When the rain clears Rio appears

We decided to use the same transfer company to take us to the airport, as we were leaving Argentina and entering Brazil, flying out of Foz do Iguaçu. We had seen firsthand the lengthy queues at both borders, and as I mentioned before, the tour companies are expert at navigating this process, swiftly depositing us at the airport with time to spare.

The flight landed in Rio de Janeiro around two hours later. Uber has worked well in each of the South American countries we have visited, and Brazil was no exception. Apparently the traffic was light in the early afternoon, so we pulled up outside our apartment building and were welcomed, I think, by our concierge, who, after taking our passport details, handed us the keys.
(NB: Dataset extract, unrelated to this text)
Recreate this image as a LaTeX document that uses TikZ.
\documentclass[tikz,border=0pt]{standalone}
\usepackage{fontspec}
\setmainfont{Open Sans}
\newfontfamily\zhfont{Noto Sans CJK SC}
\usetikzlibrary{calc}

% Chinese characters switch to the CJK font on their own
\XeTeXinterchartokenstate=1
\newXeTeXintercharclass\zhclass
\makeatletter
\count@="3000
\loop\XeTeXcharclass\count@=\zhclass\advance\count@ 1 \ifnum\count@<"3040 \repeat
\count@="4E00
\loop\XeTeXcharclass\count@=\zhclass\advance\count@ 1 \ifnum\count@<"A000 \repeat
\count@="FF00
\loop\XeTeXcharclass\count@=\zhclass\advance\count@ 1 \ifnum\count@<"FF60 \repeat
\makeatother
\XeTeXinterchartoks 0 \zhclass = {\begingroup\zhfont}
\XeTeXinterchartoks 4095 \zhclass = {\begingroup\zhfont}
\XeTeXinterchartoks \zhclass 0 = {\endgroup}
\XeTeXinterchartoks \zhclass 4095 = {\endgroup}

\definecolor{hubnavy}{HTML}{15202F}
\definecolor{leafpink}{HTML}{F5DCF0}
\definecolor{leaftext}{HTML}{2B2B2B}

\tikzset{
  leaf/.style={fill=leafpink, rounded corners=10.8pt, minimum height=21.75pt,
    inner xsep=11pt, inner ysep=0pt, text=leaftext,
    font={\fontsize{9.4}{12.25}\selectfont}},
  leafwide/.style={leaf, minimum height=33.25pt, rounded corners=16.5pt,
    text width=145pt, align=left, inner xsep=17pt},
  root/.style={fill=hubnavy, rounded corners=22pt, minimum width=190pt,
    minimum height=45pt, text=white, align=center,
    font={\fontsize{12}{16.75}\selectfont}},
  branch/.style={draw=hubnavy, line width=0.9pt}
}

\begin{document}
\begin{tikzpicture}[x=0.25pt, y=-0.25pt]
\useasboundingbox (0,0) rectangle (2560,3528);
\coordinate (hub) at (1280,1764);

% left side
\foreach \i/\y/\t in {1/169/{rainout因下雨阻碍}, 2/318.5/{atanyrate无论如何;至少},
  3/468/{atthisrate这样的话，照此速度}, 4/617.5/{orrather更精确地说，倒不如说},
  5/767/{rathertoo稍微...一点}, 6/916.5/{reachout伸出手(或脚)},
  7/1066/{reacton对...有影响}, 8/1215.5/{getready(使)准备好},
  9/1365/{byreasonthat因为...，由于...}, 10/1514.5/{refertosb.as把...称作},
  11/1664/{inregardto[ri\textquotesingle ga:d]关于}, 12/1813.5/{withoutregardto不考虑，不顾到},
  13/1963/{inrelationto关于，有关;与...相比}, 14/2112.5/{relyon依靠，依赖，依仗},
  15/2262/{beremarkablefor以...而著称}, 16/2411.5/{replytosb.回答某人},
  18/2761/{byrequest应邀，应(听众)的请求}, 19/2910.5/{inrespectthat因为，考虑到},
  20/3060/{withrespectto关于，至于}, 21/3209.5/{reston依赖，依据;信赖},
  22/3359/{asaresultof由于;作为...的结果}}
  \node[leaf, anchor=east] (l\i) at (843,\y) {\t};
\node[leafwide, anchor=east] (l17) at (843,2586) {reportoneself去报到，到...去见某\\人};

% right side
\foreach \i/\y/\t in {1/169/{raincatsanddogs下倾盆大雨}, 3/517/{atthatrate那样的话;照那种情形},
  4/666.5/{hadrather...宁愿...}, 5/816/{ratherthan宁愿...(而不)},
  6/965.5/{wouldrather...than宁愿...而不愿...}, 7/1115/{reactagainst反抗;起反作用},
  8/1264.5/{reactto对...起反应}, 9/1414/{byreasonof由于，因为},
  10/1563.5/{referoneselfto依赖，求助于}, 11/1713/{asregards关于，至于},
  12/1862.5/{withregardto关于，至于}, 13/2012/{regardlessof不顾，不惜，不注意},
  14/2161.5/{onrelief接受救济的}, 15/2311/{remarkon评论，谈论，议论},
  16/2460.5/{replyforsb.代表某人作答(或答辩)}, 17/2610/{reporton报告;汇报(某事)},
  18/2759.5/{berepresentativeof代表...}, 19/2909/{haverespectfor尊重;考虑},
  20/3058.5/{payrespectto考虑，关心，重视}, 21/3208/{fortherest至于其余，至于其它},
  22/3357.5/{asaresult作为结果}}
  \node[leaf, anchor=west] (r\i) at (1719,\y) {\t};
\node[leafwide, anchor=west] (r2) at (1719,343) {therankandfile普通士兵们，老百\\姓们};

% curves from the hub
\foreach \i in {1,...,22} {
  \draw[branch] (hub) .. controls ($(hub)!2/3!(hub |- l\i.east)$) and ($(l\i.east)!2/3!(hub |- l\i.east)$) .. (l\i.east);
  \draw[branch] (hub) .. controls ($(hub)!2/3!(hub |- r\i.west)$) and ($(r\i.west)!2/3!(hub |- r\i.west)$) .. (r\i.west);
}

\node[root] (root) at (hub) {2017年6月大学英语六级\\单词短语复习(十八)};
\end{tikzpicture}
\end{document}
We are staying in Ipanema, in a very comfortable, bohemian apartment, positioned about five minutes either way between Ipanema and Copacabana beaches, both of which we were looking forward to seeing.

We arrived on a Monday to rain, and it didn’t stop until Friday. Not wanting to ruin our first glimpse of the places we had come to see, and with Rachel busy with work, we decided to wait it out. Instead, we explored the inner, slightly soggy urban areas, found a very good Aussie coffee shop, and shared stories with other travellers.
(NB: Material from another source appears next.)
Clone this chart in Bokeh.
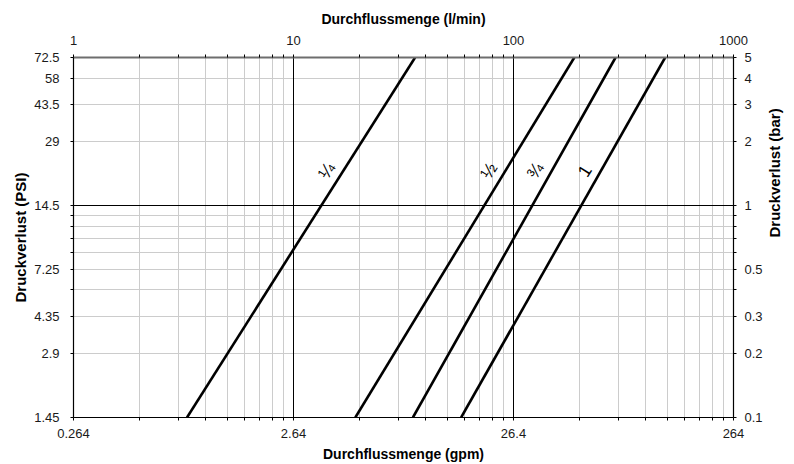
import math
from bokeh.plotting import figure
from bokeh.models import LogAxis, FixedTicker, Grid, Range1d, ColumnDataSource
from bokeh.core.properties import value
from bokeh.embed import file_html
from bokeh.resources import INLINE

# ---------------- data ----------------
size_labels = ["¼", "½", "¾", "1"]
pressure_ends_bar = [0.1, 5.0]
flow_lpm_at_low = [3.28, 19.1, 34.9, 57.8]      # flow (l/min) at 0.1 bar
flow_lpm_at_high = [35.7, 189.0, 291.0, 489.0]  # flow (l/min) at 5 bar

flow_ticks_lpm = [1, 10, 100, 1000]
flow_labels_lpm = ["1", "10", "100", "1000"]
flow_labels_gpm = ["0.264", "2.64", "26.4", "264"]
flow_minor_lpm = [2, 3, 4, 5, 6, 7, 8, 9,
                  20, 30, 40, 50, 60, 70, 80, 90,
                  200, 300, 400, 500, 600, 700, 800, 900]

pressure_ticks_bar = [0.1, 0.2, 0.3, 0.5, 1, 2, 3, 4, 5]
pressure_labels_bar = ["0.1", "0.2", "0.3", "0.5", "1", "2", "3", "4", "5"]
pressure_labels_psi = ["1.45", "2.9", "4.35", "7.25", "14.5", "29", "43.5", "58", "72.5"]
pressure_minor_bar = [0.4, 0.6, 0.7, 0.8, 0.9]

grid_light_x = flow_minor_lpm
grid_dark_x = [10, 100]
grid_light_y = [0.2, 0.3, 0.4, 0.5, 0.6, 0.7, 0.8, 0.9, 2, 3, 4]
grid_dark_y = [1]

label_level_bar = 1.46

# ---------------- figure ----------------
FONT = "Liberation Sans"
X_MIN, X_MAX = 1, 1000
Y_MIN, Y_MAX = 0.1, 5

p = figure(width=794, height=464,
           x_axis_type="log", y_axis_type="log",
           x_range=Range1d(X_MIN, X_MAX), y_range=Range1d(Y_MIN, Y_MAX),
           output_backend="svg", toolbar_location=None,
           min_border_left=73, min_border_right=61,
           min_border_top=57, min_border_bottom=47)
p.outline_line_color = None
p.background_fill_color = "white"
p.border_fill_color = "white"
p.xgrid.visible = False
p.ygrid.visible = False


def style_axis(ax, ticks, minor, labels, title, color="black", title_size="14px"):
    ax.ticker = FixedTicker(ticks=ticks, minor_ticks=minor)
    ax.major_label_overrides = {t: l for t, l in zip(ticks, labels)}
    ax.axis_label = title
    ax.axis_label_text_font = FONT
    ax.axis_label_text_font_style = "bold"
    ax.axis_label_text_font_size = title_size
    ax.axis_label_text_color = "black"
    ax.axis_label_text_line_height = 1.0
    ax.major_label_text_font = FONT
    ax.major_label_text_font_size = "13px"
    ax.major_label_text_color = "#1a1a1a"
    ax.axis_line_color = color
    ax.axis_line_width = 1.2
    ax.major_tick_line_color = "black"
    ax.minor_tick_line_color = "black"
    ax.major_tick_in = 0
    ax.major_tick_out = 3
    ax.minor_tick_in = 0
    ax.minor_tick_out = 3


# bottom (gpm)
xb = p.xaxis[0]
style_axis(xb, flow_ticks_lpm, flow_minor_lpm, flow_labels_gpm, "Durchflussmenge (gpm)")
xb.major_label_standoff = 8
xb.axis_label_standoff = 5

# left (PSI)
yl = p.yaxis[0]
style_axis(yl, pressure_ticks_bar, pressure_minor_bar, pressure_labels_psi,
           "Druckverlust (PSI)", title_size="15px")
yl.major_label_standoff = 11
yl.axis_label_standoff = 2

# top (l/min)
xt = LogAxis()
style_axis(xt, flow_ticks_lpm, flow_minor_lpm, flow_labels_lpm, "Durchflussmenge (l/min)", color="#6e6e6e")
xt.axis_line_width = 1.8
xt.major_label_standoff = 10
xt.axis_label_standoff = 6
p.add_layout(xt, "above")

# right (bar)
yr = LogAxis()
style_axis(yr, pressure_ticks_bar, pressure_minor_bar, pressure_labels_bar,
           "Druckverlust (bar)", title_size="15px")
yr.major_label_standoff = 8
yr.axis_label_standoff = 9
yr.axis_label_orientation = math.pi / 2
p.add_layout(yr, "right")

# grids
p.add_layout(Grid(dimension=0, ticker=FixedTicker(ticks=grid_light_x),
                  grid_line_color="#cccccc", grid_line_width=1))
p.add_layout(Grid(dimension=1, ticker=FixedTicker(ticks=grid_light_y),
                  grid_line_color="#cccccc", grid_line_width=1))
p.add_layout(Grid(dimension=0, ticker=FixedTicker(ticks=grid_dark_x),
                  grid_line_color="black", grid_line_width=1))
p.add_layout(Grid(dimension=1, ticker=FixedTicker(ticks=grid_dark_y),
                  grid_line_color="black", grid_line_width=1))

# curves
for lo, hi in zip(flow_lpm_at_low, flow_lpm_at_high):
    p.line(x=[lo, hi], y=pressure_ends_bar, line_color="black", line_width=2.6)

# labels along the curves
lx, ly = [], []
t = (math.log10(label_level_bar) - math.log10(pressure_ends_bar[0])) / (
    math.log10(pressure_ends_bar[1]) - math.log10(pressure_ends_bar[0]))
for lo, hi in zip(flow_lpm_at_low, flow_lpm_at_high):
    lx.append(10 ** (math.log10(lo) + t * (math.log10(hi) - math.log10(lo))))
    ly.append(label_level_bar)
src = ColumnDataSource(dict(x=lx, y=ly, text=size_labels))
p.text(x="x", y="y", text="text", source=src, angle=math.radians(57.7),
       x_offset=-16.5, text_align="center", text_baseline="middle",
       text_font=value(FONT), text_font_size="18px", text_color="black")

open("out.html", "w").write(file_html(p, INLINE))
When the skies eventually cleared, we made our way onto Ipanema Beach and set off along the white sands. Brazil has a tropical climate, so even when it was raining it was still hot, but under the midday sun it was roasting. This did not seem to deter anyone. Some sheltered under umbrellas, but everywhere you looked people were playing Altinha, a game where you use everything except your hands to keep the ball in the air. It’s great to watch.
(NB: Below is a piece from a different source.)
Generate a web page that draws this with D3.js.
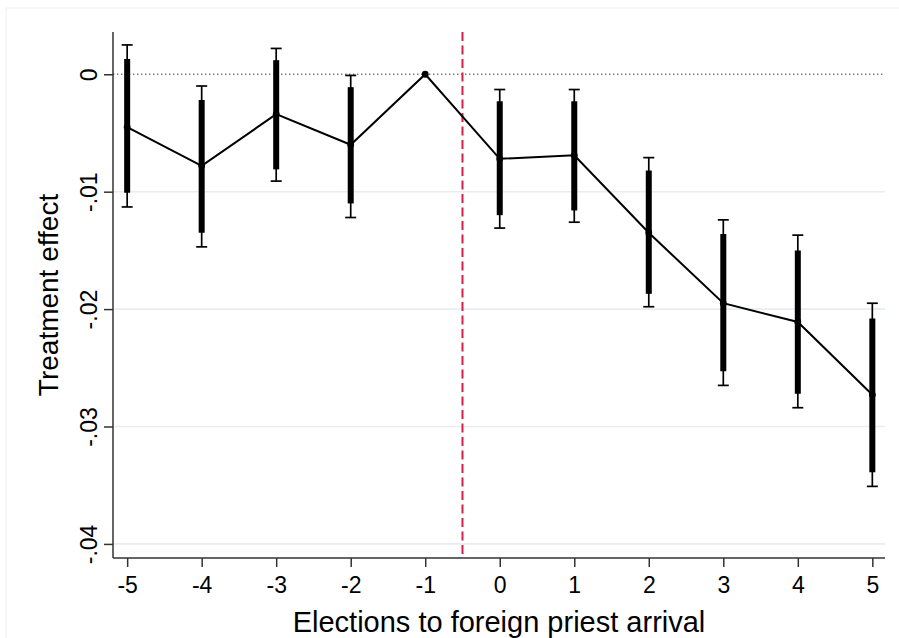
<!DOCTYPE html>
<html><head><meta charset="utf-8">
<script src="https://cdn.jsdelivr.net/npm/d3@7"></script>
<style>body{margin:0;background:#fff}svg{display:block}text{font-family:"Liberation Sans",Arial,sans-serif;fill:#000}</style>
</head><body>
<script>
const periods = [-5,-4,-3,-2,-1,0,1,2,3,4,5];
const estimate = [-0.0045,-0.0078,-0.0034,-0.0060,0,-0.0072,-0.0069,-0.0135,-0.0195,-0.0211,-0.0273];
const ci95Low  = [-0.0113,-0.0147,-0.0091,-0.0122,null,-0.0131,-0.0126,-0.0198,-0.0265,-0.0284,-0.0351];
const ci95High = [0.0025,-0.0010,0.0022,-0.0001,null,-0.0013,-0.0013,-0.0071,-0.0124,-0.0137,-0.0195];
const ci90Low  = [-0.0101,-0.0135,-0.0081,-0.0110,null,-0.0120,-0.0116,-0.0187,-0.0253,-0.0272,-0.0339];
const ci90High = [0.0013,-0.0022,0.0012,-0.0011,null,-0.0023,-0.0023,-0.0082,-0.0136,-0.0150,-0.0208];
const yTicks = [0,-0.01,-0.02,-0.03,-0.04];
const yTickLabels = ["0","-.01","-.02","-.03","-.04"];
const xTicks = [-5,-4,-3,-2,-1,0,1,2,3,4,5];
const eventLine = -0.5;
const xTitle = "Elections to foreign priest arrival";
const yTitle = "Treatment effect";

const W=899,H=638;
const L=113,R=885,T=32,B=558;
const svg=d3.select("body").append("svg").attr("width",W).attr("height",H);
svg.append("rect").attr("x",6).attr("y",8).attr("width",W).attr("height",H).attr("fill","none").attr("stroke","#f0f0f0").attr("stroke-width",1);

const x=d3.scaleLinear().domain([-5.19,5.17]).range([L,R]);
const y=d3.scaleLinear().domain([-0.0412,0.0036]).range([B,T]);

// grid
svg.append("g").selectAll("line").data(yTicks.filter(d=>d!==0)).join("line")
  .attr("x1",L).attr("x2",R).attr("y1",d=>y(d)).attr("y2",d=>y(d))
  .attr("stroke","#e6eef0").attr("stroke-width",1.6);
// zero dotted line
svg.append("line").attr("x1",L).attr("x2",R).attr("y1",y(0)).attr("y2",y(0))
  .attr("stroke","#777").attr("stroke-width",1.4).attr("stroke-dasharray","1.4,2.6");

// axes
const yAxis=d3.axisLeft(y).tickValues(yTicks).tickFormat((d,i)=>yTickLabels[i]).tickSize(9).tickPadding(6);
const gy=svg.append("g").attr("transform",`translate(${L},0)`).call(yAxis);
gy.attr("font-size",null).attr("font-family",null);
gy.select(".domain").attr("d",`M0,${T}V${B}`).attr("stroke","#333").attr("stroke-width",1.5);
gy.selectAll(".tick line").attr("stroke","#333").attr("stroke-width",1.5);
gy.selectAll(".tick text").style("font-size","23px").style("font-family","'Liberation Sans', Arial, sans-serif")
  .attr("fill","#000").attr("text-anchor","middle").attr("dy",0).attr("x",0)
  .attr("transform","translate(-16,0) rotate(-90)");

const xAxis=d3.axisBottom(x).tickValues(xTicks).tickFormat(d3.format("d")).tickSize(9).tickPadding(10);
const gx=svg.append("g").attr("transform",`translate(0,${B})`).call(xAxis);
gx.attr("font-size",null).attr("font-family",null);
gx.select(".domain").attr("d",`M${L},0H${R}`).attr("stroke","#333").attr("stroke-width",1.5);
gx.selectAll(".tick line").attr("stroke","#333").attr("stroke-width",1.5);
gx.selectAll(".tick text").style("font-size","23px").style("font-family","'Liberation Sans', Arial, sans-serif").attr("fill","#000");
gx.selectAll(".tick text").each(function(){const t=d3.select(this);t.text(t.text().replace("−","-"));});

// event line
svg.append("line").attr("x1",x(eventLine)).attr("x2",x(eventLine)).attr("y1",T).attr("y2",B)
  .attr("stroke","#d41f4c").attr("stroke-width",2).attr("stroke-dasharray","9,4.5");

const data=periods.map((p,i)=>({p,e:estimate[i],l95:ci95Low[i],h95:ci95High[i],l90:ci90Low[i],h90:ci90High[i]}));
const ci=data.filter(d=>d.l95!==null);
// thin 95% bars
svg.append("g").selectAll("line").data(ci).join("line")
  .attr("x1",d=>x(d.p)).attr("x2",d=>x(d.p)).attr("y1",d=>y(d.h95)).attr("y2",d=>y(d.l95))
  .attr("stroke","#000").attr("stroke-width",1.7);
const capW=5.5;
svg.append("g").selectAll("line").data(ci.flatMap(d=>[{p:d.p,v:d.h95},{p:d.p,v:d.l95}])).join("line")
  .attr("x1",d=>x(d.p)-capW).attr("x2",d=>x(d.p)+capW).attr("y1",d=>y(d.v)).attr("y2",d=>y(d.v))
  .attr("stroke","#000").attr("stroke-width",1.7);
// thick 90% bars
svg.append("g").selectAll("line").data(ci).join("line")
  .attr("x1",d=>x(d.p)).attr("x2",d=>x(d.p)).attr("y1",d=>y(d.h90)).attr("y2",d=>y(d.l90))
  .attr("stroke","#000").attr("stroke-width",6);
// line
svg.append("path").datum(data).attr("fill","none").attr("stroke","#000").attr("stroke-width",2)
  .attr("d",d3.line().x(d=>x(d.p)).y(d=>y(d.e)));
svg.append("g").selectAll("circle").data(data).join("circle")
  .attr("cx",d=>x(d.p)).attr("cy",d=>y(d.e)).attr("r",3.4).attr("fill","#000");

// titles
svg.append("text").attr("x",(L+R)/2).attr("y",632).attr("text-anchor","middle").style("font-size","29px").text(xTitle);
svg.append("text").attr("transform",`translate(58,${(T+B)/2}) rotate(-90)`).attr("text-anchor","middle").style("font-size","28px").text(yTitle);
</script>
</body></html>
The place is full of energy, and by the time we had walked from one end to the other, the beach was in full swing.

The following day we found ourselves in the bohemian neighbourhood of Santa Teresa, with its yellow trams, before making our way to the famed Escadaria Selarón, the colourful mosaic staircase that leads down towards the lively district of Lapa. There, we caught a live samba show in one of the many parks, where hundreds of people moved as one, completely under the spell of the music.

Later that day we had tickets for the busy little train that climbs Corcovado Mountain to the statue of Christ the Redeemer. It was another humbling experience. The statue is an astonishing sight, around one hundred feet across, standing high above the city below.

Copacabana feels like the more polished of the two beaches. It is set up for both day and night, with snack bars lining the busy promenade. It also felt a little narrower than Ipanema, but just as lively, with people of all shapes and sizes enjoying the beach. The sounds of samba and bossa nova drift through the air, unmistakably Brazilian.

I had also booked the cable car up Sugarloaf Mountain for views across the city and to catch the sunset. Unfortunately, by the time we reached the summit, the clouds had rolled in. There were brief moments when they parted, revealing glimpses of the city and the many islands surrounding Rio, including a view across to Christ the Redeemer, which at times appeared to be suspended in the clouds.

It is a city where, despite man’s efforts to shape it, nature still feels very much in control. Green space is everywhere, and the Atlantic Forest continues to weave its way through the urban landscape.

I’ll be honest, I had my reservations when we first arrived under grey skies and rain. But Rio is a city that does not take itself too seriously. It is a multicultural place where anyone could be Brazilian, but those who are seem to move with a rhythm and confidence that feels entirely its own.